The plot concerns the feisty eponymous heroine Isabella who has been sailing in the Mediterranean in search of her lover Lindoro and who is accompanied by an elderly admirer, Taddeo. After her ship is wrecked Mustafa, the Bey of Algiers, finds her the ideal replacement for his neglected wife who he intends to marry off to a slave who happens to be Lindoro. After complicated situations involving Taddeo being awarded the honour of Kaimakan and Mustafa becoming a Pappataci, a spoof award invented by Isabella, to keep him obeying strict instructions, all ends well in a rousing finale.

The sets and costumes of this 1998 Paris production are a melange of styles with a lot oversized. These include the large ship seen sinking behind the captive Isabella, another that arrives to take everyone to freedom and also including the stomachs of the harem eunuchs and the muscles of the Italian sailors. Although both ships referred to are of what might be called the modern variety, at the start it is a small galleon which is shown passing. Does this represent the one that brought Lindoro to Mustafa’s kingdom? Sometimes costumes are distinctly modern, whilst elsewhere Turkish traditional dominates. The modern includes the opening with Mustafa’s wife, Elvira, having a massage. When Mustafa arrives she fawns on him and performs the splits in front of him (CHs 3-4); I have only ever seen one other soprano do the splits in my many years of opera-going! Jeanette Fischer also sings with clarity and acts her part well throughout. Lindoro appears first as part of a chain-gang of convicts with ankles manacled. The chains come in handy for Mustafa to connect him to Elvira as the Bey makes clear his intentions for them both. Simple but effective! In his cavatina Langir per una bella (CH 6) Bruce Ford shows both his vocal flexibility and limitations in terms of mellifluous tone. However, his vocal flexibility and natural stage acting are a great strength throughout, not least in the patter duet with the Mustafa of Simone Alaimo (CH 8). Alaimo’s is not the juiciest of buffa bass voices, but his acting with his voice, and range of facial expressions, combine into a consummate characterisation. He understands everything about the role and the words come over with relish and meaning.

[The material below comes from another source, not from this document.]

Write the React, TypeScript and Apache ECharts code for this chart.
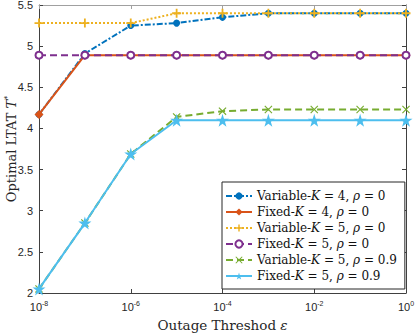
import React, { useEffect, useRef } from "react";
import * as echarts from "echarts";

const eps = [1e-8, 1e-7, 1e-6, 1e-5, 1e-4, 1e-3, 1e-2, 1e-1, 1];
const varK4 = [4.17, 4.91, 5.25, 5.28, 5.35, 5.4, 5.4, 5.4, 5.4];
const fixK4 = [4.17, 4.89, 4.89, 4.89, 4.89, 4.89, 4.89, 4.89, 4.89];
const varK5 = [5.28, 5.28, 5.28, 5.4, 5.4, 5.4, 5.4, 5.4, 5.4];
const fixK5 = [4.89, 4.89, 4.89, 4.89, 4.89, 4.89, 4.89, 4.89, 4.89];
const varK5r = [2.05, 2.85, 3.69, 4.14, 4.21, 4.23, 4.23, 4.23, 4.23];
const fixK5r = [2.05, 2.85, 3.69, 4.1, 4.1, 4.1, 4.1, 4.1, 4.1];

const names = ["vk4", "fk4", "vk5", "fk5", "vk5r", "fk5r"];
const legendText: Record<string, string> = {
  vk4: "{rm|Variable-}{it|K}{rm| = 4, }{it|ρ}{rm| = 0}",
  fk4: "{rm|Fixed-}{it|K}{rm| = 4, }{it|ρ}{rm| = 0}",
  vk5: "{rm|Variable-}{it|K}{rm| = 5, }{it|ρ}{rm| = 0}",
  fk5: "{rm|Fixed-}{it|K}{rm| = 5, }{it|ρ}{rm| = 0}",
  vk5r: "{rm|Variable-}{it|K}{rm| = 5, }{it|ρ}{rm| = 0.9}",
  fk5r: "{rm|Fixed-}{it|K}{rm| = 5, }{it|ρ}{rm| = 0.9}",
};

const STAR = "path://M50,0 L61,35 L98,35 L68,57 L79,91 L50,70 L21,91 L32,57 L2,35 L39,35 Z";
const PLUS = "path://M4,0H6V4H10V6H6V10H4V6H0V4H4Z";
const CROSS = "path://M1,0L5,4L9,0L10,1L6,5L10,9L9,10L5,6L1,10L0,9L4,5L0,1Z";

const SERIF = "DejaVu Serif";
const SANS = "Liberation Sans";

export default function App() {
  const ref = useRef<HTMLDivElement>(null);
  useEffect(() => {
    document.body.style.margin = "0";
    const chart = echarts.init(ref.current!, undefined, { renderer: "svg" });
    const mk = (vals: number[]) => eps.map((e, i) => [e, vals[i]]);
    const axisDark = "#404040";
    const series: any[] = [
      {
        name: "vk4", data: mk(varK4), color: "#0072BD",
        lineStyle: { width: 2, type: [6, 2, 2, 2] },
        symbol: "circle", symbolSize: 7,
      },
      {
        name: "fk4", data: mk(fixK4), color: "#D95319",
        lineStyle: { width: 2, type: "solid" },
        symbol: "diamond", symbolSize: 9,
      },
      {
        name: "vk5", data: mk(varK5), color: "#EDB120",
        lineStyle: { width: 2, type: [2, 2] },
        symbol: PLUS, symbolSize: 9,
      },
      {
        name: "fk5", data: mk(fixK5), color: "#7E2F8E",
        lineStyle: { width: 2, type: [7, 4] },
        symbol: "emptyCircle", symbolSize: 7,
        itemStyle: { borderWidth: 2 },
      },
      {
        name: "vk5r", data: mk(varK5r), color: "#77AC30",
        lineStyle: { width: 2, type: [7, 4] },
        symbol: CROSS, symbolSize: 8,
      },
      {
        name: "fk5r", data: mk(fixK5r), color: "#4DBEEE",
        lineStyle: { width: 2, type: "solid" },
        symbol: STAR, symbolSize: 13,
      },
    ].map((s, i) => ({ type: "line", showSymbol: true, z: 2 + i, ...s }));

    const xLabelRich = {
      b: { fontFamily: SANS, fontSize: 11, color: "#262626" },
      s: { fontFamily: SANS, fontSize: 7, color: "#262626", padding: [0, 0, 7, 0] },
    };

    const serifRich = (size: number, color: string) => ({
      rm: { fontFamily: SERIF, fontSize: size, fontWeight: "normal", fontStyle: "normal", color },
      it: { fontFamily: SERIF, fontSize: size, fontStyle: "italic", fontWeight: "normal", color },
      sup: { fontFamily: SERIF, fontSize: Math.round(size * 0.65), color, padding: [0, 0, 8, 0] },
    });

    chart.setOption({
      animation: false,
      backgroundColor: "#ffffff",
      textStyle: { fontFamily: SERIF, fontWeight: "normal" },
      grid: {
        left: 39, right: 9, top: 5, bottom: 40,
        containLabel: false, outerBoundsMode: "none",
      },
      legend: {
        orient: "vertical",
        left: 222,
        top: 182,
        data: names,
        backgroundColor: "#ffffff",
        borderColor: "#262626",
        borderWidth: 1,
        borderRadius: 0,
        padding: [8, 8, 7, 3],
        itemGap: 4,
        itemWidth: 26,
        itemHeight: 9,
        formatter: (n: string) => legendText[n],
        textStyle: {
          fontFamily: SERIF,
          fontSize: 12,
          fontWeight: "normal",
          color: "#111",
          rich: serifRich(12, "#111"),
        },
      },
      xAxis: [
        {
          type: "log",
          logBase: 10,
          min: 1e-8,
          max: 1,
          interval: 2,
          name: "{rm|Outage Threshod }{it|ε}",
          nameLocation: "middle",
          nameGap: 25,
          nameMoveOverlap: false,
          nameTextStyle: { fontFamily: SERIF, fontSize: 13.5, rich: serifRich(13.5, "#262626") },
          axisLine: { lineStyle: { color: axisDark, width: 1 } },
          axisTick: { inside: true, length: 4, lineStyle: { color: axisDark } },
          splitLine: { show: false },
          axisLabel: {
            margin: 7,
            fontFamily: SANS,
            formatter: (v: number) => {
              const e = Math.round(Math.log10(v));
              return `{b|10}{s|${e}}`;
            },
            rich: xLabelRich,
          },
        },
        {
          type: "log",
          logBase: 10,
          min: 1e-8,
          max: 1,
          interval: 2,
          position: "top",
          axisLine: { lineStyle: { color: "#a0a0a0", width: 1 } },
          axisTick: { inside: true, length: 4, lineStyle: { color: "#a0a0a0" } },
          axisLabel: { show: false },
          splitLine: { show: false },
        },
      ],
      yAxis: [
        {
          type: "value",
          min: 2,
          max: 5.5,
          interval: 0.5,
          name: "{rm|Optimal LTAT }{it|T}{sup|*}",
          nameLocation: "middle",
          nameGap: 20,
          nameMoveOverlap: false,
          nameTextStyle: { fontFamily: SERIF, fontSize: 13, rich: serifRich(13, "#262626") },
          axisLine: { show: true, lineStyle: { color: axisDark, width: 1 } },
          axisTick: { show: true, inside: true, length: 4, lineStyle: { color: axisDark } },
          splitLine: { show: false },
          axisLabel: {
            margin: 6,
            fontFamily: SANS,
            fontSize: 11,
            color: "#262626",
            formatter: (v: number) => String(v),
          },
        },
        {
          type: "value",
          min: 2,
          max: 5.5,
          interval: 0.5,
          position: "right",
          axisLine: { show: true, lineStyle: { color: axisDark, width: 1 } },
          axisTick: { show: true, inside: true, length: 4, lineStyle: { color: axisDark } },
          axisLabel: { show: false },
          splitLine: { show: false },
        },
      ],
      series,
    });
    return () => chart.dispose();
  }, []);
  return (
    <div
      ref={ref}
      style={{ position: "absolute", left: 0, top: 0, width: 415, height: 333 }}
    />
  );
}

It is with Jennifer Larmore’s vocal and acted portrayal that this production outshines all competitors except for that of Marilyn Horne on her rather technically dated DVD recording of 1986 (DG 073 4261). Her vivacious manner and vocal brio in a vivid green dress are just the tonic needed in this Palais Garnier production by Andrei Serban and his designer Marina Draghici. Outrageous colours and incessant movement are the hallmarks although not as much as in Dario Fo’s 1994 production at Pesaro one that limited Jennifer Larmore’s singing of appoggiatura. Her introductory Cruda Sorte (Ch. 10) shows her voice to be in fine fettle and untroubled by the low tessitura. Most importantly she sings across the wide vocal range without recourse to the sort of obvious vocal gear-changes that some singers, lacking her evenness and bravura technique, are forced to make. She decorates the vocal line with ease and without excess. The idiosyncrasies of the production do not detract from her very fine interpretation that matches that on her excellent audio recording (Teldec/Warner).

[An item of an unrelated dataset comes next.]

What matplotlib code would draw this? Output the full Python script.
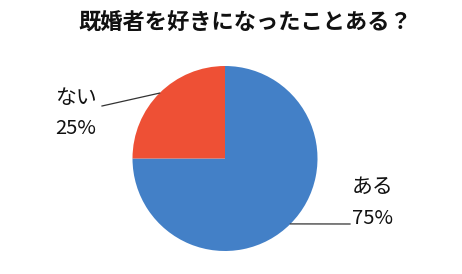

The Italian Girl arrives with her admirer Taddeo, a role long dominated on stage and record by Enzo Dara whose renowned buffa capabilities are matched here by Alessandro Corbelli. Character singers such as he are required in this role and do not have to have the vocal skills required of Figaro in The Barber of Seville. If an artist cannot convey, by acting and vocal nuance in their singing, the complexities of the plot situations then the whole edifice of an opera giocosa such as L’Italiana in Algeri collapses. I can give Corbelli no greater compliment than to say that his performance in act 2, when Taddeo is appointed Kaimakan by Mustafa (CHs 26-27) and then has to convince him as to a Pappataci’s behaviour (CHs 40-41), is outstanding. That superb characterisation and acting on Corbelli’s part makes the realisation of the Italian Girl’s spoof, which brings about the release of the Italians wholly believable. He achieves all this whilst having to tolerate one of the more idiosyncratic aspects of the production, that of being carried around on the shoulders of a strong man who is covered by the extra long Turkish robes that Taddeo wears as a Kaimakan. Camera-work, which includes a lot of close-ups, means we do not see when he is lifted and lowered.

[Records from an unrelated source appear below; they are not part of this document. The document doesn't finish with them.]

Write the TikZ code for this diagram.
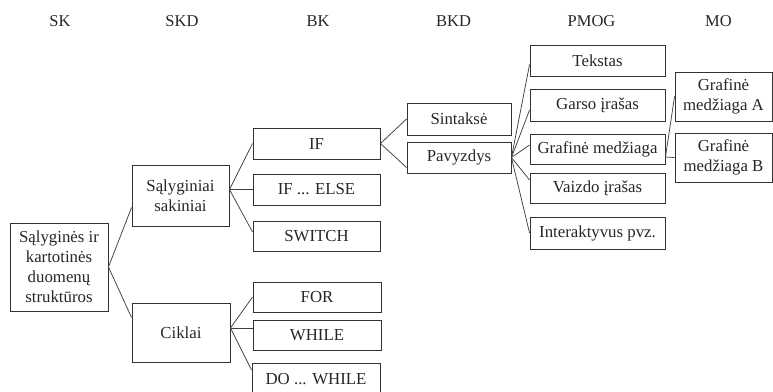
\documentclass[tikz,border=0pt]{standalone}
\usepackage{fontspec}
\setmainfont{Liberation Serif}
\begin{document}
\begin{tikzpicture}[x=1pt,y=-1pt,
  box/.style={draw=black!80, line width=0.9pt, inner sep=0pt, align=center, text=black!85,
    font=\fontsize{16.8}{20}\selectfont},
  hdr/.style={inner sep=0pt, text=black!85, font=\fontsize{16.5}{19}\selectfont},
  link/.style={draw=black!75, line width=0.75pt}]
\useasboundingbox (0,0) rectangle (773,391);
% headers
\node[hdr] (hsk) at (60,21) {SK};
\node[hdr] (hskd) at (182,21) {SKD};
\node[hdr] (hbk) at (318,21) {BK};
\node[hdr] (hbkd) at (453.5,21) {BKD};
\node[hdr] (hpmog) at (591.5,21) {PMOG};
\node[hdr] (hmo) at (718.5,21) {MO};
% boxes
\node[box, minimum width=98pt, minimum height=88pt] (root) at (59,267) {Sąlyginės ir\\kartotinės\\duomenų\\struktūros};
\node[box, minimum width=97pt, minimum height=61pt] (sal) at (180.5,195.5) {Sąlyginiai\\sakiniai};
\node[box, minimum width=98pt, minimum height=59pt] (cik) at (181,332.5) {Ciklai};
\node[box, minimum width=127pt, minimum height=31pt] (if) at (316.5,143.5) {IF};
\node[box, minimum width=127pt, minimum height=31pt] (ifelse) at (316.5,189.5) {IF ... ELSE};
\node[box, minimum width=127pt, minimum height=30pt] (switch) at (316.5,236) {SWITCH};
\node[box, minimum width=128pt, minimum height=30pt] (for) at (317,297) {FOR};
\node[box, minimum width=128pt, minimum height=30pt] (while) at (317,335) {WHILE};
\node[box, minimum width=128pt, minimum height=32pt] (dowhile) at (316,379) {DO ... WHILE};
\node[box, minimum width=104pt, minimum height=32pt] (sint) at (459,119) {Sintaksė};
\node[box, minimum width=104pt, minimum height=31pt] (pav) at (459,157.5) {Pavyzdys};
\node[box, minimum width=135pt, minimum height=31pt] (tek) at (597.5,60.5) {Tekstas};
\node[box, minimum width=135pt, minimum height=32pt] (garso) at (597.5,105) {Garso įrašas};
\node[box, minimum width=135pt, minimum height=30pt] (graf) at (597.5,149) {Grafinė medžiaga};
\node[box, minimum width=135pt, minimum height=30pt] (vaizdo) at (597.5,188) {Vaizdo įrašas};
\node[box, minimum width=135pt, minimum height=32pt] (inter) at (597.5,233) {Interaktyvus pvz.};
\node[box, minimum width=97pt, minimum height=49pt] (ga) at (723.5,96.5) {Grafinė\\medžiaga A};
\node[box, minimum width=97pt, minimum height=49pt] (gb) at (723.5,157.5) {Grafinė\\medžiaga B};
% connectors
\draw[link] (root.east) -- ([yshift=-12pt]sal.west);
\draw[link] (root.east) -- ([yshift=15pt]cik.west);
\draw[link] ([yshift=6pt]sal.east) -- (if.west);
\draw[link] ([yshift=6pt]sal.east) -- (ifelse.west);
\draw[link] ([yshift=6pt]sal.east) -- ([yshift=4pt]switch.west);
\draw[link] ([yshift=4.5pt]cik.east) -- (for.west);
\draw[link] ([yshift=4.5pt]cik.east) -- ([yshift=7pt]while.west);
\draw[link] ([yshift=4.5pt]cik.east) -- ([yshift=9pt]dowhile.west);
\draw[link] (if.east) -- (sint.west);
\draw[link] (if.east) -- ([yshift=-10pt]pav.west);
\draw[link] (pav.east) -- ([yshift=-4pt]tek.west);
\draw[link] (pav.east) -- ([yshift=-5pt]garso.west);
\draw[link] (pav.east) -- ([yshift=4pt]graf.west);
\draw[link] (pav.east) -- ([yshift=8pt]vaizdo.west);
\draw[link] (pav.east) -- (inter.west);
\draw[link] ([yshift=-8pt]graf.east) -- (ga.west);
\draw[link] ([yshift=-8pt]graf.east) -- (gb.west);
\end{tikzpicture}
\end{document}
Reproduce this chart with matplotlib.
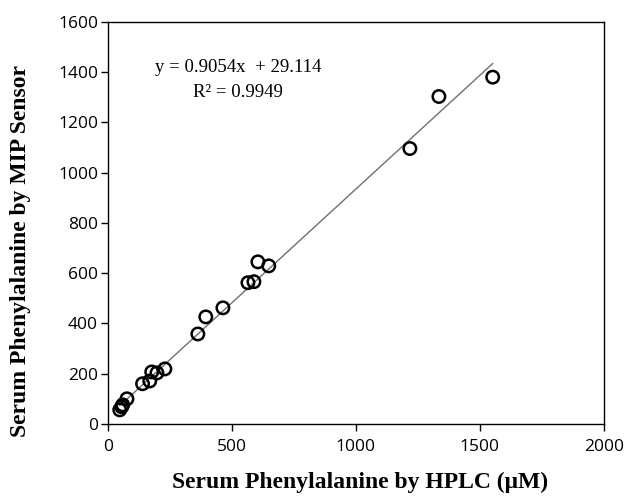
import numpy as np
import matplotlib.pyplot as plt

# Datos (HPLC vs sensor MIP, en uM)
hplc = [48, 56, 60, 77, 140, 169, 177, 198, 230, 363, 395, 464,
        565, 589, 605, 649, 1218, 1335, 1552]
mip = [56, 68, 76, 100, 160, 171, 207, 203, 219, 358, 426, 462,
       562, 566, 645, 629, 1096, 1303, 1380]

pendiente = 0.9054
intercepto = 29.114
r2 = 0.9949

x_ticks = [0, 500, 1000, 1500, 2000]
y_ticks = [0, 200, 400, 600, 800, 1000, 1200, 1400, 1600]

fig = plt.figure(figsize=(6.27, 4.97), dpi=100)
ax = fig.add_axes([0.172, 0.147, 0.791, 0.809])

# Linea de tendencia sobre el rango de datos
xs = np.array([min(hplc), max(hplc)])
ax.plot(xs, pendiente * xs + intercepto, color='#707070', linewidth=1.0, zorder=1)

ax.scatter(hplc, mip, s=80, facecolors='none', edgecolors='black', linewidths=1.8, zorder=2)

ax.text(525, 1418, f"y = {pendiente}x  + {intercepto}", ha='center', va='center',
        fontsize=13.5, family='Liberation Serif')
ax.text(525, 1319, f"R² = {r2}", ha='center', va='center',
        fontsize=13.5, family='Liberation Serif')

ax.set_xlim(0, 2000)
ax.set_ylim(0, 1600)
ax.set_xticks(x_ticks)
ax.set_yticks(y_ticks)
ax.tick_params(axis='both', labelsize=12.5, direction='out', length=5, width=1,
               top=False, right=False)
ax.tick_params(axis='y', pad=2)
ax.tick_params(axis='x', pad=6)
for lab in ax.get_xticklabels() + ax.get_yticklabels():
    lab.set_family('Open Sans')

for s in ax.spines.values():
    s.set_linewidth(1.0)
    s.set_color('black')

ax.set_xlabel("Serum Phenylalanine by HPLC (\u03bcM)", fontsize=17, fontweight='bold',
              family='Liberation Serif')
ax.set_ylabel("Serum Phenylalanine by MIP Sensor", fontsize=17, fontweight='bold',
              family='Liberation Serif')
ax.xaxis.set_label_coords(0.508, -0.12)
ax.yaxis.set_label_coords(-0.155, 0.43)

fig.savefig('out.png', dpi=100)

I have referred to production idiosyncrasies, which are many, and at times threaten to reduce Rossini’s work to farce; L’Italiana in Algeri is a comic opera not a farsa. Regrettably, some of the visuals only just avoid the epithet ‘slapstick’. That being said it is a difficult work to bring off. Given the producer’s decision to update, the variety of costumes, which includes the imprisoned sailors appearing in football strip in Italian colours, is vivid and varied. The lighting is imaginative and aids the producer’s vision. Bruno Campanella’s conducting is well paced, idiomatic, and sympathetic to his singers. His reading of the overture is most appealing with the, by now for Rossini, inevitable crescendo to go along with a tuneful brio. Using the lightly orchestrated critical edition helps. He keeps the whole opera zipping along in an ideal manner. The pictures of Paris’s wonderful Palais Garnier during the overture (CH. 2) are a glory.

Tancredi and L’Italiana launched Rossini on an unstoppable career that saw him become the most prestigious opera composer of his time. Musically, the singing and acting of the principals in this production do him justice.